"""
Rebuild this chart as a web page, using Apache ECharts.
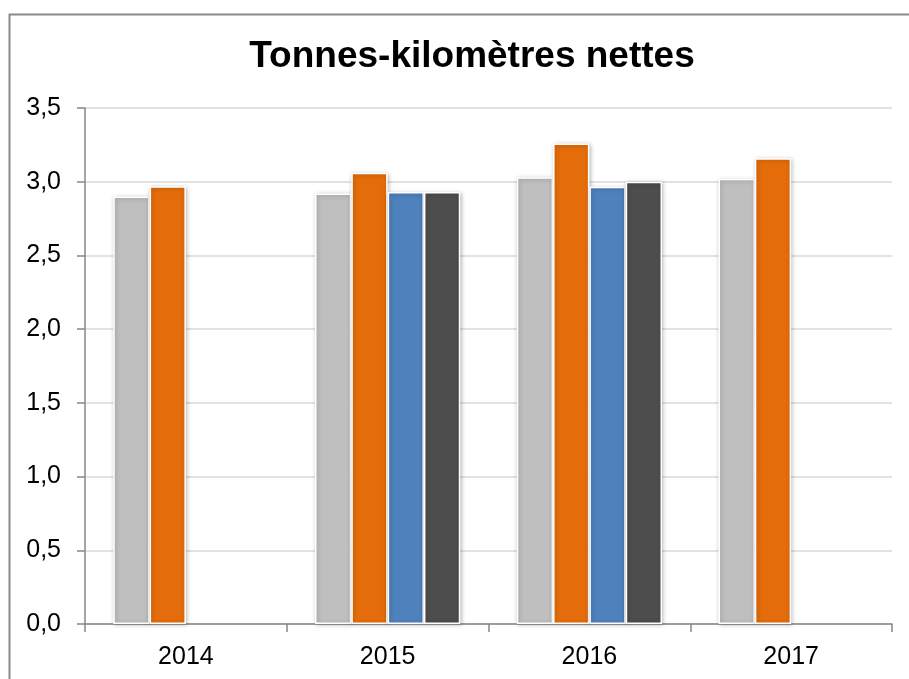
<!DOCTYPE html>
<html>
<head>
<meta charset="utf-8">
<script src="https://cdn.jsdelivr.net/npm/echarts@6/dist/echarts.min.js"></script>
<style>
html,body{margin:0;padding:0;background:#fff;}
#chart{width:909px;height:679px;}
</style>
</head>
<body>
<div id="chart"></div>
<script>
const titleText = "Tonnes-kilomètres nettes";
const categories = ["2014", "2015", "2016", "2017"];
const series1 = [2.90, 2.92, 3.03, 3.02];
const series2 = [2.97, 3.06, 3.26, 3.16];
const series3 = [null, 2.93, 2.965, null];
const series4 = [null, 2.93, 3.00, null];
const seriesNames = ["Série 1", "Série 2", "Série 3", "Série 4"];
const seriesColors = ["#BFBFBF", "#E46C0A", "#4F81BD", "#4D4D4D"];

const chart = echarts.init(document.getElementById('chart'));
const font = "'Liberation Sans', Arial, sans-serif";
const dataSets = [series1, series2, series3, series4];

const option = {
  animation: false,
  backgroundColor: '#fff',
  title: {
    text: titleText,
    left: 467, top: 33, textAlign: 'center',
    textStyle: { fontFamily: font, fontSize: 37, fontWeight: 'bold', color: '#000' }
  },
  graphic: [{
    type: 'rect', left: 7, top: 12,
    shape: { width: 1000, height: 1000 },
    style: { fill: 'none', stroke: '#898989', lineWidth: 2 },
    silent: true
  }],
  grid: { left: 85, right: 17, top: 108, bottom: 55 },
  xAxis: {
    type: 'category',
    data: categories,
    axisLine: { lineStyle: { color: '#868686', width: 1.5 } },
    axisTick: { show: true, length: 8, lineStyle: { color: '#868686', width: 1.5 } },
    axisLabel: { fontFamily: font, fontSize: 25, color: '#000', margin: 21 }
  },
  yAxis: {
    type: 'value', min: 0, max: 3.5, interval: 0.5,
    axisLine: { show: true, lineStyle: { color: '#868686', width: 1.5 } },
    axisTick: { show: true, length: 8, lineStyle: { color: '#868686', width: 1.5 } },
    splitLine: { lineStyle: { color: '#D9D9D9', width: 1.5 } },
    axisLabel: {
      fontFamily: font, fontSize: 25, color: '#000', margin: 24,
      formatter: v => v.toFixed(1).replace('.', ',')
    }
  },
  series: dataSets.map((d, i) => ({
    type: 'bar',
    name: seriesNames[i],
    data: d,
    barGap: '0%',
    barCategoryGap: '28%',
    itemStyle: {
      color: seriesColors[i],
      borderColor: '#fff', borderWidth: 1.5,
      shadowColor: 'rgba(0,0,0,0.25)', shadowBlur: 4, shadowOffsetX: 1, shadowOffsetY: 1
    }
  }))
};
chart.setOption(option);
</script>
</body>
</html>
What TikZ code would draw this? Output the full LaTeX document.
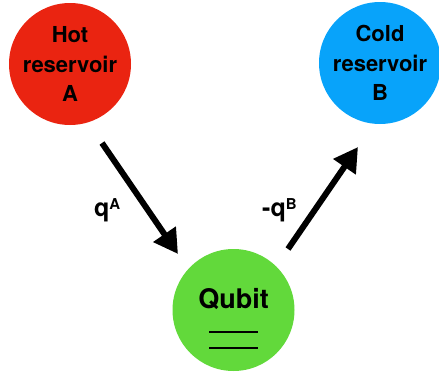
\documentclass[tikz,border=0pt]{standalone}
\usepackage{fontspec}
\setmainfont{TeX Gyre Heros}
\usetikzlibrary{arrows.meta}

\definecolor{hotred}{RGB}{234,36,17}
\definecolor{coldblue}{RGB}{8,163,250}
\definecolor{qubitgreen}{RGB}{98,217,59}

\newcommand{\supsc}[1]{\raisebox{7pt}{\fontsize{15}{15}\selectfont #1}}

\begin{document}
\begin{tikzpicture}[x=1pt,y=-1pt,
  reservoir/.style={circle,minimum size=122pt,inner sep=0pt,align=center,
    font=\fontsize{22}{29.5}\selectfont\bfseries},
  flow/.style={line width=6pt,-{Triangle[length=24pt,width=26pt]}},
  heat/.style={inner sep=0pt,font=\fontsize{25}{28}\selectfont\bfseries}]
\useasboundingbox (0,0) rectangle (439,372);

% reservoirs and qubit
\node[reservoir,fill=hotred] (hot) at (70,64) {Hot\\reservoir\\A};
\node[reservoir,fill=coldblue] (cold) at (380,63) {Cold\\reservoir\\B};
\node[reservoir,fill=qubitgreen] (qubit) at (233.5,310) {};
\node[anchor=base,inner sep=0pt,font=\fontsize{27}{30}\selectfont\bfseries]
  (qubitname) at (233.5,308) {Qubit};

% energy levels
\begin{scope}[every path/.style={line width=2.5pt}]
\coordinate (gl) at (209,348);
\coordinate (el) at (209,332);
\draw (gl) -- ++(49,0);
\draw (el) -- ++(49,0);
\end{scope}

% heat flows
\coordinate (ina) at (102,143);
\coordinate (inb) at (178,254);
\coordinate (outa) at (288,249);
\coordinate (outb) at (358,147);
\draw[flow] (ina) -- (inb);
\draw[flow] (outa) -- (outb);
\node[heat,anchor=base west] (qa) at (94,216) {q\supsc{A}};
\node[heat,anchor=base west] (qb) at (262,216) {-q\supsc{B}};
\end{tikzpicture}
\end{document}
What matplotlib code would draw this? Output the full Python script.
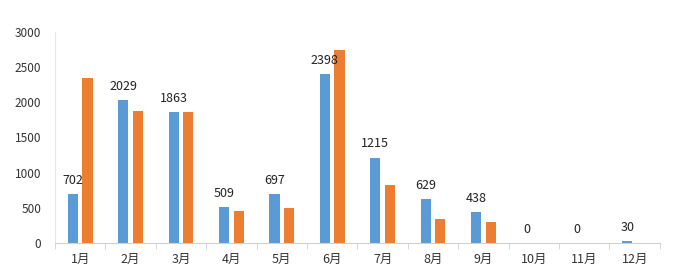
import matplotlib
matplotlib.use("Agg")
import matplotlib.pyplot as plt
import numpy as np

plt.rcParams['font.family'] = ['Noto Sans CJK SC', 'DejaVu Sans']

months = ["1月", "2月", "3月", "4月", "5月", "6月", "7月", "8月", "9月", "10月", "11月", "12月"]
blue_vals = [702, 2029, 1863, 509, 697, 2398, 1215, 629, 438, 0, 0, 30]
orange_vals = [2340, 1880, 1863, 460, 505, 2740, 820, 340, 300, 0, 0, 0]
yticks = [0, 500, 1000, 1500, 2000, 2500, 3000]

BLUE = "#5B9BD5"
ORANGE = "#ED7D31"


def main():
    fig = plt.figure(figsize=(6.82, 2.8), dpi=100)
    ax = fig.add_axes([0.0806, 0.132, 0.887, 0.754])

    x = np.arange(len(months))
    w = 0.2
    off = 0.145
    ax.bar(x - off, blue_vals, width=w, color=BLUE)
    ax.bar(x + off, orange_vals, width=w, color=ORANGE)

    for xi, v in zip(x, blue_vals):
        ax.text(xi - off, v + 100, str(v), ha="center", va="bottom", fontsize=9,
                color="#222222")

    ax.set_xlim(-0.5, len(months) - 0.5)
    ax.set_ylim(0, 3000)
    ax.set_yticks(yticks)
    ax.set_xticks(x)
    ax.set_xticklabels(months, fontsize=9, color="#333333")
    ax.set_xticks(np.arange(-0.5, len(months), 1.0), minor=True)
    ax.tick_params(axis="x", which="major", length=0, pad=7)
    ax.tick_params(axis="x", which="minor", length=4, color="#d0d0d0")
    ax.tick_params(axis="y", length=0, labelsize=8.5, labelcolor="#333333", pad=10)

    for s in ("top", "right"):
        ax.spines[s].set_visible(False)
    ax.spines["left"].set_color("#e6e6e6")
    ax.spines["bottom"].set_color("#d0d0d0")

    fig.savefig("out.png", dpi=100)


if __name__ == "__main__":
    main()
"""
STATED TASK: Retype the entries word for word. Omit any images.

TASK RESULT:
Rebuild this chart as a web page, using Apache ECharts.
<!DOCTYPE html>
<html>
<head>
<meta charset="utf-8">
<script src="https://cdn.jsdelivr.net/npm/echarts@6/dist/echarts.min.js"></script>
<style>
html,body{margin:0;padding:0;background:#fff;}
#chart{width:909px;height:679px;}
</style>
</head>
<body>
<div id="chart"></div>
<script>
const titleText = "Tonnes-kilomètres nettes";
const categories = ["2014", "2015", "2016", "2017"];
const series1 = [2.90, 2.92, 3.03, 3.02];
const series2 = [2.97, 3.06, 3.26, 3.16];
const series3 = [null, 2.93, 2.965, null];
const series4 = [null, 2.93, 3.00, null];
const seriesNames = ["Série 1", "Série 2", "Série 3", "Série 4"];
const seriesColors = ["#BFBFBF", "#E46C0A", "#4F81BD", "#4D4D4D"];

const chart = echarts.init(document.getElementById('chart'));
const font = "'Liberation Sans', Arial, sans-serif";
const dataSets = [series1, series2, series3, series4];

const option = {
  animation: false,
  backgroundColor: '#fff',
  title: {
    text: titleText,
    left: 467, top: 33, textAlign: 'center',
    textStyle: { fontFamily: font, fontSize: 37, fontWeight: 'bold', color: '#000' }
  },
  graphic: [{
    type: 'rect', left: 7, top: 12,
    shape: { width: 1000, height: 1000 },
    style: { fill: 'none', stroke: '#898989', lineWidth: 2 },
    silent: true
  }],
  grid: { left: 85, right: 17, top: 108, bottom: 55 },
  xAxis: {
    type: 'category',
    data: categories,
    axisLine: { lineStyle: { color: '#868686', width: 1.5 } },
    axisTick: { show: true, length: 8, lineStyle: { color: '#868686', width: 1.5 } },
    axisLabel: { fontFamily: font, fontSize: 25, color: '#000', margin: 21 }
  },
  yAxis: {
    type: 'value', min: 0, max: 3.5, interval: 0.5,
    axisLine: { show: true, lineStyle: { color: '#868686', width: 1.5 } },
    axisTick: { show: true, length: 8, lineStyle: { color: '#868686', width: 1.5 } },
    splitLine: { lineStyle: { color: '#D9D9D9', width: 1.5 } },
    axisLabel: {
      fontFamily: font, fontSize: 25, color: '#000', margin: 24,
      formatter: v => v.toFixed(1).replace('.', ',')
    }
  },
  series: dataSets.map((d, i) => ({
    type: 'bar',
    name: seriesNames[i],
    data: d,
    barGap: '0%',
    barCategoryGap: '28%',
    itemStyle: {
      color: seriesColors[i],
      borderColor: '#fff', borderWidth: 1.5,
      shadowColor: 'rgba(0,0,0,0.25)', shadowBlur: 4, shadowOffsetX: 1, shadowOffsetY: 1
    }
  }))
};
chart.setOption(option);
</script>
</body>
</html>
What TikZ code would draw this? Output the full LaTeX document.
\documentclass[tikz,border=0pt]{standalone}
\usepackage{fontspec}
\setmainfont{TeX Gyre Heros}
\usetikzlibrary{arrows.meta}

\definecolor{hotred}{RGB}{234,36,17}
\definecolor{coldblue}{RGB}{8,163,250}
\definecolor{qubitgreen}{RGB}{98,217,59}

\newcommand{\supsc}[1]{\raisebox{7pt}{\fontsize{15}{15}\selectfont #1}}

\begin{document}
\begin{tikzpicture}[x=1pt,y=-1pt,
  reservoir/.style={circle,minimum size=122pt,inner sep=0pt,align=center,
    font=\fontsize{22}{29.5}\selectfont\bfseries},
  flow/.style={line width=6pt,-{Triangle[length=24pt,width=26pt]}},
  heat/.style={inner sep=0pt,font=\fontsize{25}{28}\selectfont\bfseries}]
\useasboundingbox (0,0) rectangle (439,372);

% reservoirs and qubit
\node[reservoir,fill=hotred] (hot) at (70,64) {Hot\\reservoir\\A};
\node[reservoir,fill=coldblue] (cold) at (380,63) {Cold\\reservoir\\B};
\node[reservoir,fill=qubitgreen] (qubit) at (233.5,310) {};
\node[anchor=base,inner sep=0pt,font=\fontsize{27}{30}\selectfont\bfseries]
  (qubitname) at (233.5,308) {Qubit};

% energy levels
\begin{scope}[every path/.style={line width=2.5pt}]
\coordinate (gl) at (209,348);
\coordinate (el) at (209,332);
\draw (gl) -- ++(49,0);
\draw (el) -- ++(49,0);
\end{scope}

% heat flows
\coordinate (ina) at (102,143);
\coordinate (inb) at (178,254);
\coordinate (outa) at (288,249);
\coordinate (outb) at (358,147);
\draw[flow] (ina) -- (inb);
\draw[flow] (outa) -- (outb);
\node[heat,anchor=base west] (qa) at (94,216) {q\supsc{A}};
\node[heat,anchor=base west] (qb) at (262,216) {-q\supsc{B}};
\end{tikzpicture}
\end{document}
What matplotlib code would draw this? Output the full Python script.
import matplotlib
matplotlib.use("Agg")
import matplotlib.pyplot as plt
import numpy as np

plt.rcParams['font.family'] = ['Noto Sans CJK SC', 'DejaVu Sans']

months = ["1月", "2月", "3月", "4月", "5月", "6月", "7月", "8月", "9月", "10月", "11月", "12月"]
blue_vals = [702, 2029, 1863, 509, 697, 2398, 1215, 629, 438, 0, 0, 30]
orange_vals = [2340, 1880, 1863, 460, 505, 2740, 820, 340, 300, 0, 0, 0]
yticks = [0, 500, 1000, 1500, 2000, 2500, 3000]

BLUE = "#5B9BD5"
ORANGE = "#ED7D31"


def main():
    fig = plt.figure(figsize=(6.82, 2.8), dpi=100)
    ax = fig.add_axes([0.0806, 0.132, 0.887, 0.754])

    x = np.arange(len(months))
    w = 0.2
    off = 0.145
    ax.bar(x - off, blue_vals, width=w, color=BLUE)
    ax.bar(x + off, orange_vals, width=w, color=ORANGE)

    for xi, v in zip(x, blue_vals):
        ax.text(xi - off, v + 100, str(v), ha="center", va="bottom", fontsize=9,
                color="#222222")

    ax.set_xlim(-0.5, len(months) - 0.5)
    ax.set_ylim(0, 3000)
    ax.set_yticks(yticks)
    ax.set_xticks(x)
    ax.set_xticklabels(months, fontsize=9, color="#333333")
    ax.set_xticks(np.arange(-0.5, len(months), 1.0), minor=True)
    ax.tick_params(axis="x", which="major", length=0, pad=7)
    ax.tick_params(axis="x", which="minor", length=4, color="#d0d0d0")
    ax.tick_params(axis="y", length=0, labelsize=8.5, labelcolor="#333333", pad=10)

    for s in ("top", "right"):
        ax.spines[s].set_visible(False)
    ax.spines["left"].set_color("#e6e6e6")
    ax.spines["bottom"].set_color("#d0d0d0")

    fig.savefig("out.png", dpi=100)


if __name__ == "__main__":
    main()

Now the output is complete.